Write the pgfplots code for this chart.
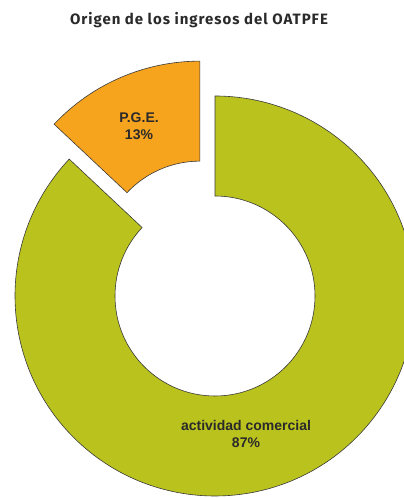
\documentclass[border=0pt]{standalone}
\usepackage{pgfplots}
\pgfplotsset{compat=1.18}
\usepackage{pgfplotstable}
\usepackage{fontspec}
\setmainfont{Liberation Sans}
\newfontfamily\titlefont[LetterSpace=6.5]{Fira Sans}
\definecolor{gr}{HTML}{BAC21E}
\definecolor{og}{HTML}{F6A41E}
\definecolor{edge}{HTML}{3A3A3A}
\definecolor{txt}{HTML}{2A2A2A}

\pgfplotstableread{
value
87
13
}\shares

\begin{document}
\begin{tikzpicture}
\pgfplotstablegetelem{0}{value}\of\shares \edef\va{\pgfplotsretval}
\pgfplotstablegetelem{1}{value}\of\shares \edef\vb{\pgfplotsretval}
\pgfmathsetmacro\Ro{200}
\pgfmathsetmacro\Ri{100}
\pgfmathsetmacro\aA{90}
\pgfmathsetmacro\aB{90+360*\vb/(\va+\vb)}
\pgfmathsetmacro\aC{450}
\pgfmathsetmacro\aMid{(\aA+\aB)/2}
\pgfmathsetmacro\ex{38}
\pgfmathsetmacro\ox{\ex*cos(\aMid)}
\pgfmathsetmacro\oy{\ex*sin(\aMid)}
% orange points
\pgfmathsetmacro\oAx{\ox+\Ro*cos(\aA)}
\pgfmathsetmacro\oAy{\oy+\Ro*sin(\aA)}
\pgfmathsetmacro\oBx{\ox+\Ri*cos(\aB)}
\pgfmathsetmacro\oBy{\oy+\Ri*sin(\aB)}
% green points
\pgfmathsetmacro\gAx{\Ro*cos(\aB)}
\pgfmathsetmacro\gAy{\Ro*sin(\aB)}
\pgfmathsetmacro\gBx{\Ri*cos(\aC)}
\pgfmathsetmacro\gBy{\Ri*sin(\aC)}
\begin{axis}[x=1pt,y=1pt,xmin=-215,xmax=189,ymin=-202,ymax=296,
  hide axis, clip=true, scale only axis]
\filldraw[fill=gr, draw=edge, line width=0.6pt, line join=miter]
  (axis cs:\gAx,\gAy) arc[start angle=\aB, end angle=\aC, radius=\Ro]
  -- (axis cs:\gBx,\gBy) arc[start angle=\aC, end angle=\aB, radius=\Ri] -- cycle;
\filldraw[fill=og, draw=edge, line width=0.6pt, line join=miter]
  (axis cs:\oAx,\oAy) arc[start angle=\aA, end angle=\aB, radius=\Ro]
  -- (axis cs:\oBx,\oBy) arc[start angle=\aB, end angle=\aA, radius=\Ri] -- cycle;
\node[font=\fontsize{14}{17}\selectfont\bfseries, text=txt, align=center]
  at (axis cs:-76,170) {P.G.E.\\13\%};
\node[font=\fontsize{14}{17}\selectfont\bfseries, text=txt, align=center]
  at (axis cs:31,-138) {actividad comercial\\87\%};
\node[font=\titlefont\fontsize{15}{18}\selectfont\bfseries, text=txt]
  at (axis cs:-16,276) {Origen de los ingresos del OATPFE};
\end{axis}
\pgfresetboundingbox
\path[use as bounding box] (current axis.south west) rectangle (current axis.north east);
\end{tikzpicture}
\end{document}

## Job
All of the data needs repeating exactly, but the pictures do not.

## Complete output
Write the pgfplots code for this chart.
\documentclass[border=0pt]{standalone}
\usepackage{pgfplots}
\pgfplotsset{compat=1.18}
\usepackage{pgfplotstable}
\usepackage{fontspec}
\setmainfont{Liberation Sans}
\newfontfamily\titlefont[LetterSpace=6.5]{Fira Sans}
\definecolor{gr}{HTML}{BAC21E}
\definecolor{og}{HTML}{F6A41E}
\definecolor{edge}{HTML}{3A3A3A}
\definecolor{txt}{HTML}{2A2A2A}

\pgfplotstableread{
value
87
13
}\shares

\begin{document}
\begin{tikzpicture}
\pgfplotstablegetelem{0}{value}\of\shares \edef\va{\pgfplotsretval}
\pgfplotstablegetelem{1}{value}\of\shares \edef\vb{\pgfplotsretval}
\pgfmathsetmacro\Ro{200}
\pgfmathsetmacro\Ri{100}
\pgfmathsetmacro\aA{90}
\pgfmathsetmacro\aB{90+360*\vb/(\va+\vb)}
\pgfmathsetmacro\aC{450}
\pgfmathsetmacro\aMid{(\aA+\aB)/2}
\pgfmathsetmacro\ex{38}
\pgfmathsetmacro\ox{\ex*cos(\aMid)}
\pgfmathsetmacro\oy{\ex*sin(\aMid)}
% orange points
\pgfmathsetmacro\oAx{\ox+\Ro*cos(\aA)}
\pgfmathsetmacro\oAy{\oy+\Ro*sin(\aA)}
\pgfmathsetmacro\oBx{\ox+\Ri*cos(\aB)}
\pgfmathsetmacro\oBy{\oy+\Ri*sin(\aB)}
% green points
\pgfmathsetmacro\gAx{\Ro*cos(\aB)}
\pgfmathsetmacro\gAy{\Ro*sin(\aB)}
\pgfmathsetmacro\gBx{\Ri*cos(\aC)}
\pgfmathsetmacro\gBy{\Ri*sin(\aC)}
\begin{axis}[x=1pt,y=1pt,xmin=-215,xmax=189,ymin=-202,ymax=296,
  hide axis, clip=true, scale only axis]
\filldraw[fill=gr, draw=edge, line width=0.6pt, line join=miter]
  (axis cs:\gAx,\gAy) arc[start angle=\aB, end angle=\aC, radius=\Ro]
  -- (axis cs:\gBx,\gBy) arc[start angle=\aC, end angle=\aB, radius=\Ri] -- cycle;
\filldraw[fill=og, draw=edge, line width=0.6pt, line join=miter]
  (axis cs:\oAx,\oAy) arc[start angle=\aA, end angle=\aB, radius=\Ro]
  -- (axis cs:\oBx,\oBy) arc[start angle=\aB, end angle=\aA, radius=\Ri] -- cycle;
\node[font=\fontsize{14}{17}\selectfont\bfseries, text=txt, align=center]
  at (axis cs:-76,170) {P.G.E.\\13\%};
\node[font=\fontsize{14}{17}\selectfont\bfseries, text=txt, align=center]
  at (axis cs:31,-138) {actividad comercial\\87\%};
\node[font=\titlefont\fontsize{15}{18}\selectfont\bfseries, text=txt]
  at (axis cs:-16,276) {Origen de los ingresos del OATPFE};
\end{axis}
\pgfresetboundingbox
\path[use as bounding box] (current axis.south west) rectangle (current axis.north east);
\end{tikzpicture}
\end{document}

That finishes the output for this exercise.